The Experience of Gratitude is Not a “Should”

Gratitude reminder from my Yogi tea

Tomorrow is Thanksgiving and so many of us are turning our hearts toward big, beautiful meals and the idea of gratitude.

Gratitude was my main guiding word this year. So naturally I have lots of thoughts during my very favorite holiday.

I’ve never loved Thanksgiving for the gratitude part. I loved it for the simplicity, for its ability to not add so many layers of complexity to what I am really wanting to experience: deep connection with those I love, deep enjoyment I find myself most capable of within a slower pace in life, and deep nourishment – physically and spiritually.

But something about the idea of gratitude tended to rub me the wrong way.

And I didn’t understand it until this year, as I dove into this word, allowing it to guide me, to show me, to open me to what I longed to understand.

And this is what I understand.

I resisted not the practice of gratitude, but this ever pervasive idea or sense of obligation, guilt and shame I felt around the word.

“I should be grateful.”

“You should be grateful.”

And my heart would hear those words and want to yell “No!”

And now I know why. Why I resisted what seems so true.

Because every time we feel as though we “should be” grateful, we negate the pain or hurt or struggle that we are experiencing in that moment, instead of gratitude.

We tell our tears to stop. We tell ourselves to suck it up. That others have it worse. And so who the hell are we to ache, to hurt, to need to cry, or to desire change when we have it so good.

“It could be worse, so we should be grateful.”

And in thinking that “it could be worse”, we ignore what is yearning for attention right now.

Because if someone else has it worse, we don’t deserve to have it better.

Oh, and there is a time for that!

A time to recognize our blessings, to give thanks.

And there is also a time to acknowledge our own pain, to heal our own wounds, to protect our own hearts and understand that under our ache, our pain, our frustration, our complaints…under the surface of what we’re experiencing is something within us that deserves love, that deserves attention, that deserves validation, that deserves to have its deepest needs met.

Not because we’re more deserving, not because anyone else is less.

But because we all deserve to have our needs met.

All of them.

Because that’s what that pain, that lack of gratitude is…it’s just a sign to meet a deeper, fundamental and universal need.

If there is one thing I’ve learned this year, it’s this:

I went into this year assuming that I would simply focus on the act of gratitude.

And I did. And it was good.

But it didn’t last.

Because those aches would resurface and ask with longing for the attention they needed.

And that’s when I understood that I cannot make gratitude.

I cannot make myself grateful.

Gratitude is already  - and always – there.

I simply choose to experience it by first addressing all the aches, the longings, the unmet needs, the pain I am holding within my heart and that is standing between me and the experience of gratitude.

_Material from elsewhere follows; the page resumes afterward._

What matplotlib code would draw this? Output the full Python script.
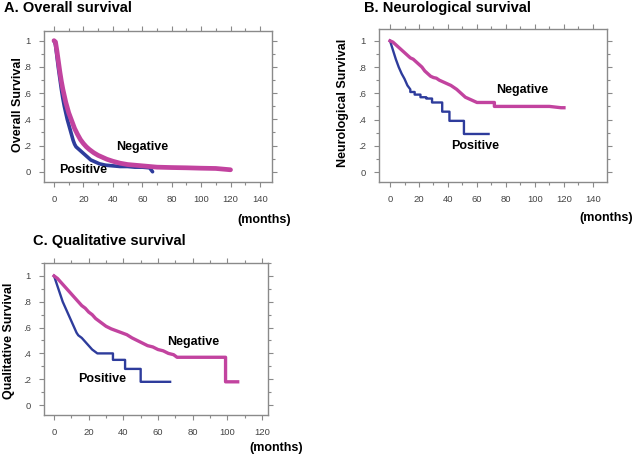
import matplotlib
matplotlib.use("Agg")
import matplotlib.pyplot as plt
from matplotlib.ticker import MultipleLocator, FixedLocator

plt.rcParams['font.family'] = ['Liberation Sans', 'DejaVu Sans']

# ---------------- data ----------------
# Panel A: overall survival
a_neg_t = [0, 1, 2, 3, 4, 5, 6, 7, 8, 9, 10, 12, 14, 16, 18, 20, 22, 24, 27, 30, 33, 36, 40,
           45, 50, 55, 60, 65, 70, 80, 90, 100, 110, 115, 120]
a_neg_s = [1.0, 0.99, 0.92, 0.84, 0.76, 0.69, 0.63, 0.58, 0.53, 0.49, 0.45, 0.39, 0.33, 0.285,
           0.245, 0.215, 0.19, 0.17, 0.145, 0.125, 0.11, 0.095, 0.08, 0.065, 0.055, 0.05, 0.045,
           0.04, 0.035, 0.032, 0.03, 0.027, 0.025, 0.02, 0.015]
a_pos_t = [0, 1, 2, 3, 4, 5, 6, 7, 8, 9, 10, 11, 12, 13, 14, 15, 17, 19, 21, 23, 25, 28, 31,
           35, 40, 45, 50, 55, 60, 65, 67]
a_pos_s = [1.0, 0.97, 0.88, 0.79, 0.71, 0.63, 0.56, 0.50, 0.45, 0.40, 0.36, 0.32, 0.28, 0.24,
           0.21, 0.19, 0.17, 0.15, 0.13, 0.11, 0.09, 0.075, 0.06, 0.05, 0.045, 0.04, 0.04,
           0.035, 0.035, 0.03, 0.0]

# Panel B: neurological survival (repeated times mark vertical drops)
b_neg_t = [0, 2, 4, 6, 8, 10, 12, 14, 16, 18, 20, 22, 24, 26, 28, 30, 32, 34, 36, 38, 40, 42,
           44, 46, 48, 50, 52, 54, 56, 58, 60, 64, 68, 72, 72, 80, 90, 100, 110, 118, 120]
b_neg_s = [1.0, 0.99, 0.97, 0.95, 0.93, 0.91, 0.89, 0.87, 0.86, 0.84, 0.82, 0.80, 0.77, 0.75,
           0.73, 0.72, 0.715, 0.70, 0.69, 0.68, 0.67, 0.66, 0.645, 0.63, 0.61, 0.59, 0.57, 0.56,
           0.55, 0.54, 0.53, 0.53, 0.53, 0.53, 0.50, 0.50, 0.50, 0.50, 0.50, 0.49, 0.49]
b_pos_t = [0, 2, 4, 6, 8, 10, 12, 14, 14, 17, 17, 21, 21, 25, 25, 29, 29, 36, 36, 41, 41, 51,
           51, 68]
b_pos_s = [1.0, 0.93, 0.86, 0.80, 0.75, 0.71, 0.66, 0.63, 0.61, 0.61, 0.59, 0.59, 0.57, 0.57,
           0.56, 0.56, 0.53, 0.53, 0.46, 0.46, 0.39, 0.39, 0.29, 0.29]

# Panel C: qualitative survival
c_neg_t = [0, 2, 4, 6, 8, 10, 12, 14, 16, 18, 20, 22, 24, 26, 28, 30, 33, 36, 39, 42, 45, 48,
           51, 54, 57, 60, 63, 66, 69, 71, 80, 90, 99, 99, 106]
c_neg_s = [1.0, 0.98, 0.95, 0.92, 0.89, 0.86, 0.83, 0.80, 0.77, 0.75, 0.72, 0.70, 0.67, 0.65,
           0.63, 0.61, 0.59, 0.575, 0.56, 0.545, 0.52, 0.50, 0.48, 0.46, 0.45, 0.43, 0.42, 0.40,
           0.39, 0.37, 0.37, 0.37, 0.37, 0.18, 0.18]
c_pos_t = [0, 1, 2, 3, 4, 5, 6, 7, 8, 9, 10, 11, 12, 13, 14, 16, 18, 20, 22, 25, 34, 34, 41,
           41, 50, 50, 67]
c_pos_s = [1.0, 0.96, 0.92, 0.88, 0.84, 0.80, 0.77, 0.74, 0.71, 0.68, 0.65, 0.62, 0.59, 0.56,
           0.54, 0.52, 0.49, 0.46, 0.43, 0.40, 0.40, 0.35, 0.35, 0.28, 0.28, 0.18, 0.18]

y_ticks = [0, 0.2, 0.4, 0.6, 0.8, 1.0]
y_ticklabels = ["0", ".2", ".4", ".6", ".8", "1"]

MAG = "#C2439F"
BLUE = "#2E3C9C"
SPINE = "#8A8A8A"
TICKC = "#444444"

fig = plt.figure(figsize=(6.34, 4.63), dpi=100)
W, H = 634, 463


def add_axes(left, top, right, bottom):
    return fig.add_axes([left / W, (H - bottom) / H, (right - left) / W, (bottom - top) / H])


def style(ax, xmax_tick, xlim, ylim):
    ax.set_xlim(*xlim)
    ax.set_ylim(*ylim)
    ax.xaxis.set_major_locator(FixedLocator(list(range(0, xmax_tick + 1, 20))))
    ax.xaxis.set_minor_locator(MultipleLocator(10))
    ax.yaxis.set_major_locator(FixedLocator(y_ticks))
    ax.yaxis.set_minor_locator(MultipleLocator(0.1))
    ax.set_yticklabels(y_ticklabels)
    ax.tick_params(which='both', direction='out', top=True, right=True,
                   color=SPINE, width=0.8, labelcolor=TICKC, labelsize=6.8)
    ax.tick_params(which='major', length=3.5, pad=6)
    ax.tick_params(which='minor', length=2.5)
    for s in ax.spines.values():
        s.set_color(SPINE)
        s.set_linewidth(1.0)


# Panel A
axA = add_axes(44, 30.7, 271.7, 181.7)
axA.plot(a_pos_t, a_pos_s, color=BLUE, lw=2.6, solid_capstyle='round')
axA.plot(a_neg_t, a_neg_s, color=MAG, lw=3.4, solid_capstyle='round')
style(axA, 140, (-6.8, 148), (-0.076, 1.076))
axA.text(60, 0.19, "Negative", ha='center', va='center', fontsize=9, fontweight='bold')
axA.text(20, 0.01, "Positive", ha='center', va='center', fontsize=9, fontweight='bold')

# Panel B
axB = add_axes(379, 29, 607, 182)
axB.plot(b_pos_t, b_pos_s, color=BLUE, lw=1.7)
axB.plot(b_neg_t, b_neg_s, color=MAG, lw=2.4)
style(axB, 140, (-7.6, 149.7), (-0.076, 1.09))
axB.text(91, 0.626, "Negative", ha='center', va='center', fontsize=9, fontweight='bold')
axB.text(59, 0.20, "Positive", ha='center', va='center', fontsize=9, fontweight='bold')

# Panel C
axC = add_axes(44, 263, 268, 415)
axC.plot(c_pos_t, c_pos_s, color=BLUE, lw=1.7)
axC.plot(c_neg_t, c_neg_s, color=MAG, lw=2.4)
style(axC, 120, (-5.8, 123.5), (-0.077, 1.10))
axC.text(80.4, 0.49, "Negative", ha='center', va='center', fontsize=9, fontweight='bold')
axC.text(27.5, 0.20, "Positive", ha='center', va='center', fontsize=9, fontweight='bold')


def ftext(x, y, s, **kw):
    fig.text(x / W, 1 - y / H, s, **kw)


ftext(4, 8, "A. Overall survival", ha='left', va='center', fontsize=10.5, fontweight='bold')
ftext(364, 8, "B. Neurological survival", ha='left', va='center', fontsize=10.5, fontweight='bold')
ftext(33, 241, "C. Qualitative survival", ha='left', va='center', fontsize=10.5, fontweight='bold')

ftext(18, 105, "Overall Survival", ha='center', va='center', rotation=90, fontsize=9, fontweight='bold')
ftext(343, 103, "Neurological Survival", ha='center', va='center', rotation=90, fontsize=9, fontweight='bold')
ftext(9.5, 341, "Qualitative Survival", ha='center', va='center', rotation=90, fontsize=9, fontweight='bold')

ftext(264, 220, "(months)", ha='center', va='center', fontsize=9, fontweight='bold')
ftext(606, 218, "(months)", ha='center', va='center', fontsize=9, fontweight='bold')
ftext(276, 448, "(months)", ha='center', va='center', fontsize=9, fontweight='bold')

fig.savefig("out.png", dpi=100)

But when I simply lean into those aches for a moment, giving them the attention they are screaming for, encircling them with compassion, examining what they are and why, and bring Light and Love to them, they ease and vanish.

And as they do I experienced the rush of gratitude. 

The gratitude that was always there.

Waiting for its turn.

But patiently, knowing that something else needed to come first.

And then gratitude had its turn.

And it enveloped me.

And I held it.

And it changed my experience of life.

And it only recedes when something bigger needs to be held for a moment.

Gratitude was - and is – the natural consequence of healing my spirit, of peeling back the layers of my painful beliefs and fears, of coming into awareness of Who I Am, and what I’m here to do.

Without those fears, there is nothing but gratitude left TO experience.

And when I experience that gratitude, it gives me the ability to not just “suck it up”, to not feel awash in my guilt or shame, but to come alive, to feel vibrant, and THEN and only then do I find myself capable of offering what I am experiencing within me to those who have the same or deeper needs.

There is no “should”…this just simply is.

When I validate and give love to my lack of gratitude, I experience gratitude naturally and then I can actually create the same in the lives of others.

And that is one equation I am so incredibly grateful for.